The General Social Survey (GSS) in the US is a survey administered to a nationally representative sample of about 1,500 respondents each year since 1972, and is an important source of information on long-run trends of self-reported life satisfaction in the country.1 As such, it is a key indicator of happiness in the US.
Using this source, Stevenson and Wolfers (2008)2 show that while average happiness in the US has remained broadly constant, inequality in happiness has fallen substantially in recent decades.
The authors further note that this is true both when we think about inequality in terms of the dispersion of answers, and also when we think about inequality in terms of gaps between demographic groups. They note that two-thirds of the black-white happiness gap has been eroded (although today white Americans remain happier on average, even after controlling for differences in education and income), and the gender happiness gap has disappeared entirely (women used to be slightly happier than men, but they are becoming less happy, and today there is no statistical difference once we control for other characteristics).3
Curiously, these reductions in ‘happiness inequality’ have taken place alongside growing income inequality. As the following chart shows, income inequality in the US is exceptionally high and has been on the rise in the last four decades, with incomes for the median household growing much more slowly than incomes for the top 10%. (More on this data in our entry on incomes across the income distribution.)
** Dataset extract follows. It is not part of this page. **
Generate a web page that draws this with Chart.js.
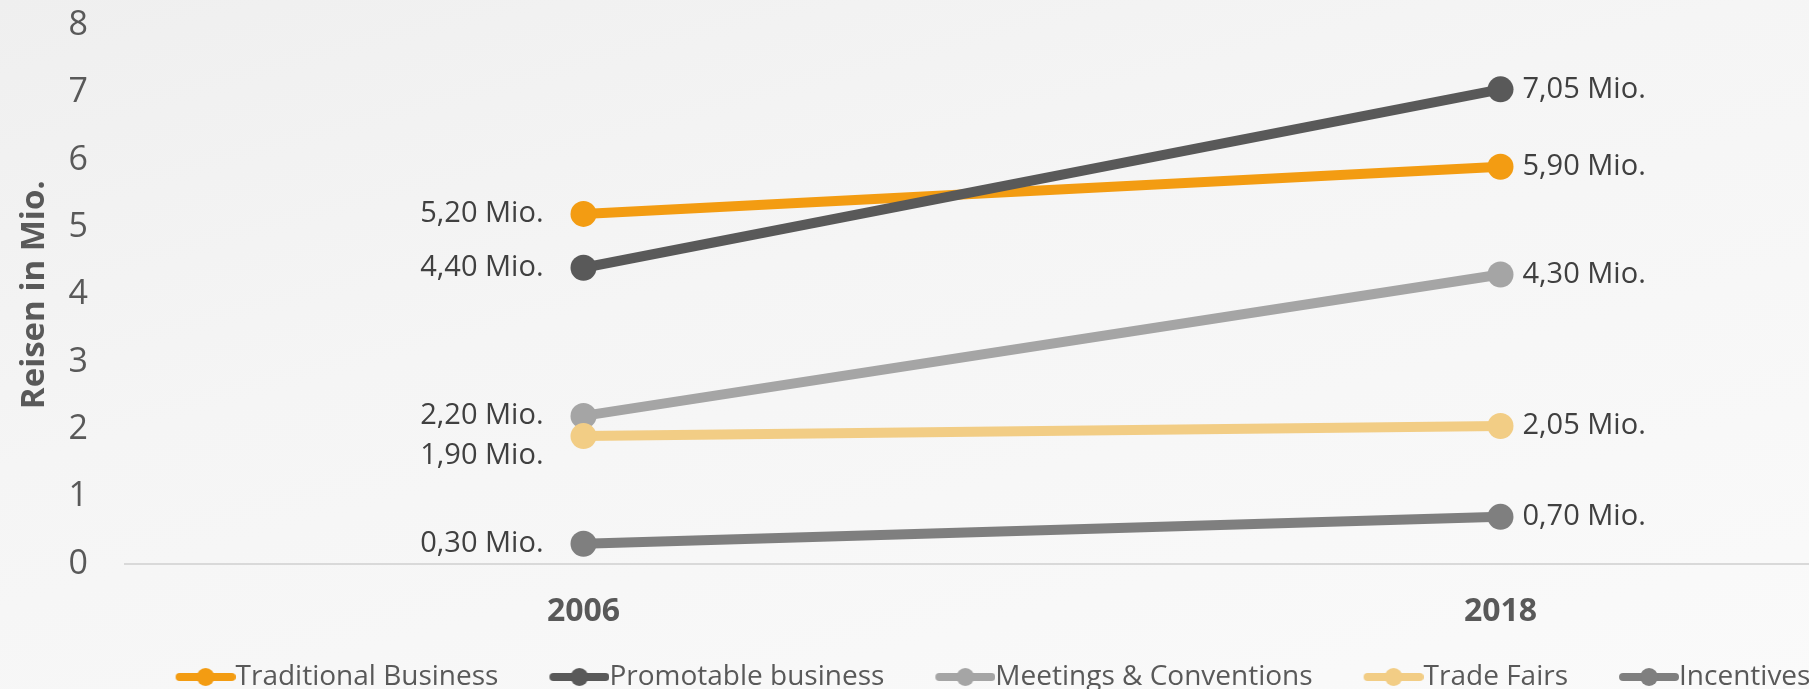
<!DOCTYPE html>
<html>
<head>
<meta charset="utf-8">
<script src="https://cdn.jsdelivr.net/npm/chart.js@4"></script>
<style>
  html, body { margin: 0; padding: 0; }
  body {
    width: 1809px; height: 689px; overflow: hidden;
    background: linear-gradient(165deg, #efefef 0%, #f5f5f5 40%, #fafafa 100%);
  }
  /* chart is bigger than the window, edges get cut like the reference */
  #wrap { width: 1978px; height: 733px; margin-top: -32px; }
</style>
</head>
<body>
<div id="wrap"><canvas id="lineChart"></canvas></div>
<script>
const years = ['2006', '2018'];
const seriesNames = ['Traditional Business', 'Promotable business', 'Meetings & Conventions', 'Trade Fairs', 'Incentives'];
const traditional = [5.20, 5.90];
const promotable = [4.40, 7.05];
const meetings = [2.20, 4.30];
const tradeFairs = [1.90, 2.05];
const incentives = [0.30, 0.70];
const yTicks = [0, 1, 2, 3, 4, 5, 6, 7, 8];

const seriesValues = [traditional, promotable, meetings, tradeFairs, incentives];
const colors = ['#F39C12', '#595959', '#A5A5A5', '#F2CD85', '#7F7F7F'];
const family = '"Open Sans", sans-serif';

// legend marker: line with a dot, drawn into a small canvas
function legendMarker(color) {
  const c = document.createElement('canvas');
  c.width = 73 + 28;
  c.height = 24;
  const g = c.getContext('2d');
  const x1 = c.width - 60;
  g.strokeStyle = color;
  g.lineWidth = 8;
  g.lineCap = 'round';
  g.beginPath();
  g.moveTo(x1 + 4, 12);
  g.lineTo(c.width - 4, 12);
  g.stroke();
  g.fillStyle = color;
  g.beginPath();
  g.arc(x1 + 30, 12, 9, 0, Math.PI * 2);
  g.fill();
  return c;
}
const markers = colors.map(legendMarker);

// "5,20 Mio." labels, left of first point, right of last point
const valueLabels = {
  id: 'valueLabels',
  afterDatasetsDraw(chart) {
    const ctx = chart.ctx;
    ctx.save();
    ctx.font = '29px ' + family;
    ctx.fillStyle = '#404040';
    ctx.textBaseline = 'middle';
    chart.data.datasets.forEach((ds, i) => {
      const meta = chart.getDatasetMeta(i);
      meta.data.forEach((pt, j) => {
        const txt = ds.data[j].toFixed(2).replace('.', ',') + ' Mio.';
        const dy = ds.labelDy ? ds.labelDy[j] : 0;
        if (j === 0) {
          ctx.textAlign = 'right';
          ctx.fillText(txt, pt.x - 40, pt.y + dy);
        } else {
          ctx.textAlign = 'left';
          ctx.fillText(txt, pt.x + 22, pt.y + dy);
        }
      });
    });
    ctx.restore();
  }
};

const ctx = document.getElementById('lineChart').getContext('2d');
const myLineChart = new Chart(ctx, {
  type: 'line',
  data: {
    labels: years,
    datasets: seriesNames.map((name, i) => ({
      label: name,
      data: seriesValues[i],
      borderColor: colors[i],
      backgroundColor: colors[i],
      borderWidth: 10,
      pointRadius: 13,
      pointHoverRadius: 13,
      pointBorderWidth: 0,
      order: seriesNames.length - i,
      labelDy: name === 'Trade Fairs' ? [20, 0] : null
    }))
  },
  options: {
    responsive: true,
    maintainAspectRatio: false,
    animation: false,
    devicePixelRatio: 1,
    layout: { padding: { top: 4, right: 19, left: 0, bottom: 0 } },
    scales: {
      x: {
        offset: true,
        grid: { display: false, drawTicks: false },
        border: { display: true, color: '#D9D9D9', width: 2 },
        afterFit: s => { s.height = 75; },
        ticks: { padding: 29, color: '#595959', font: { size: 32, weight: 'bold', family: family } }
      },
      y: {
        min: 0,
        max: 8,
        afterBuildTicks: s => { s.ticks = yTicks.map(v => ({ value: v })); },
        afterFit: s => { s.width = 125; },
        grid: { display: false, drawTicks: false },
        border: { display: false },
        ticks: { padding: 37, color: '#595959', font: { size: 34, family: family } },
        title: {
          display: true,
          text: 'Reisen in Mio.',
          color: '#595959',
          font: { size: 33, weight: 'bold', family: family },
          padding: { top: 15, bottom: 0 }
        }
      }
    },
    plugins: {
      tooltip: { enabled: false },
      legend: {
        position: 'bottom',
        labels: {
          usePointStyle: true,
          pointStyleWidth: 73,
          padding: 24,
          color: '#595959',
          font: { size: 28, family: family },
          generateLabels(chart) {
            const items = Chart.defaults.plugins.legend.labels.generateLabels(chart);
            items.forEach(it => { it.pointStyle = markers[it.datasetIndex]; });
            return items;
          },
          sort: (a, b) => a.datasetIndex - b.datasetIndex
        }
      }
    }
  },
  plugins: [valueLabels]
});
</script>
</body>
</html>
The results from Stevenson and Wolfers for the US are consistent with other studies looking at changes in happiness inequality (or life satisfaction inequality) in different countries. In particular, researchers have noted that there is a correlation between economic growth and reductions in happiness inequality—even when income inequality is increasing at the same time. The visualization below, from Clark, Fleche and Senik (2015)4 shows this. It plots the evolution of happiness inequality within a selection of rich countries that experienced uninterrupted GDP growth.
In this chart, happiness inequality is measured by the dispersion—specifically the standard deviation—of answers in the World Value Survey. As we can see, there is a broad negative trend; happiness inequality is falling in countries where GDP per capita is rising. And the opposite is also true: In their paper the authors show that happiness inequality is increasing in those countries and times when GDP is falling.
So: Why could it be that happiness inequality falls with rising income inequality?
Clark, Fleche, and Senik argue that part of the reason is that the growth of national income allows for the greater provision of public goods, which in turn tighten the distribution of subjective well-being. This can still be consistent with growing income inequality, since public goods such as better health affect incomes and well-being differently.
Another possibility is that economic growth and social change in rich countries has translated into a more diverse society in terms of cultural expressions (e.g. through the emergence of alternative lifestyles), which has allowed people to converge in happiness even if they diverge in incomes, tastes and consumption. Steven Quartz and Annette Asp explain this hypothesis in a New York Times article, discussing evidence from experimental psychology.